Macha Mong Ruad ("red hair"), daughter of
Áed Rúad ("red fire" or "fire lord" – a name of
the Dagda), was, according to medieval legend and historical tradition, the only queen in the
List of High Kings of Ireland. Her father Áed rotated the kingship with his cousins
Díthorba and
Cimbáeth, seven years at a time. Áed died after his third stint as king, and when his turn came round again, Macha claimed the kingship. Díthorba and Cimbáeth refused to allow a woman to take the throne, and a battle ensued. Macha won, and Díthorba was killed. She won a second battle against Díthorba's sons, who fled into the wilderness of
Connacht. She married Cimbáeth, with whom she shared the kingship. Macha pursued Díthorba's sons alone, disguised as a
leper, and overcame each of them in turn when they tried to have sex with her, tied them up, and carried the three of them bodily to
Ulster. The Ulstermen wanted to have them killed, but Macha instead enslaved them and forced them to build
Emain Macha (Navan Fort near Armagh), to be the capital of the
Ulaid, marking out its boundaries with her brooch (explaining the name
Emain Macha as
eó-muin Macha or "Macha's neck-brooch").

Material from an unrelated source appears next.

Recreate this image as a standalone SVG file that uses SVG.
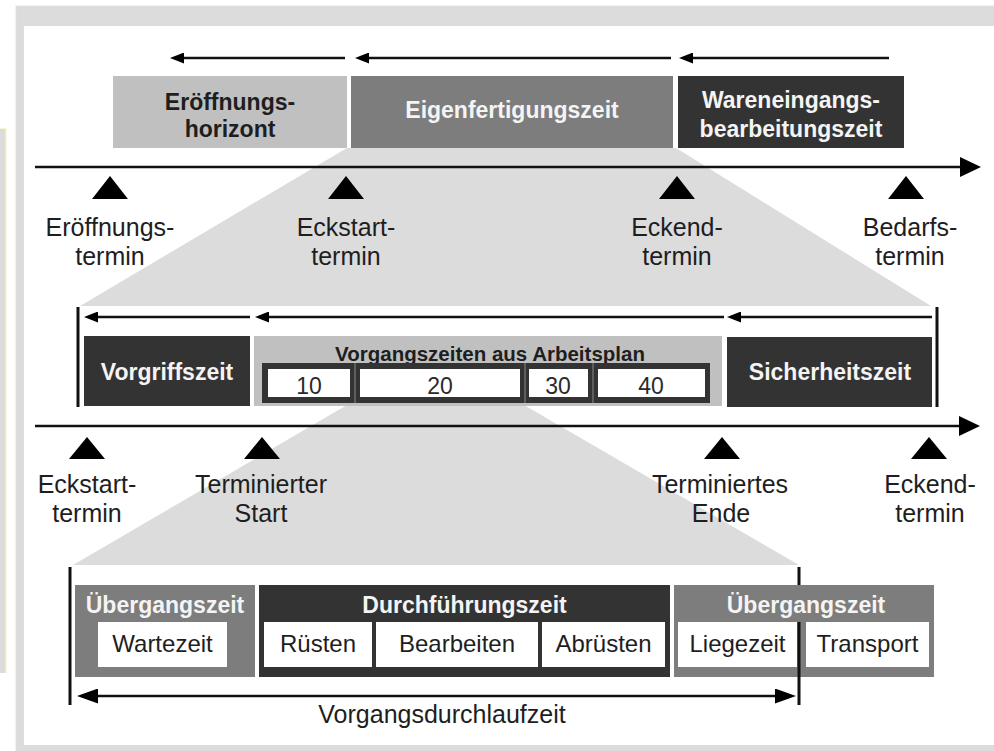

Macha ruled together with Cimbáeth for seven years, until he died of plague at Emain Macha, and then a further fourteen years on her own, until she was killed by
Rechtaid Rígderg. The
Lebor Gabála synchronises her reign to that of
Ptolemy I Soter (323–283 BC). The chronology of Keating's
Foras Feasa ar Éirinn dates her reign to 468–461 BC, the
Annals of the Four Masters to 661–654 BC.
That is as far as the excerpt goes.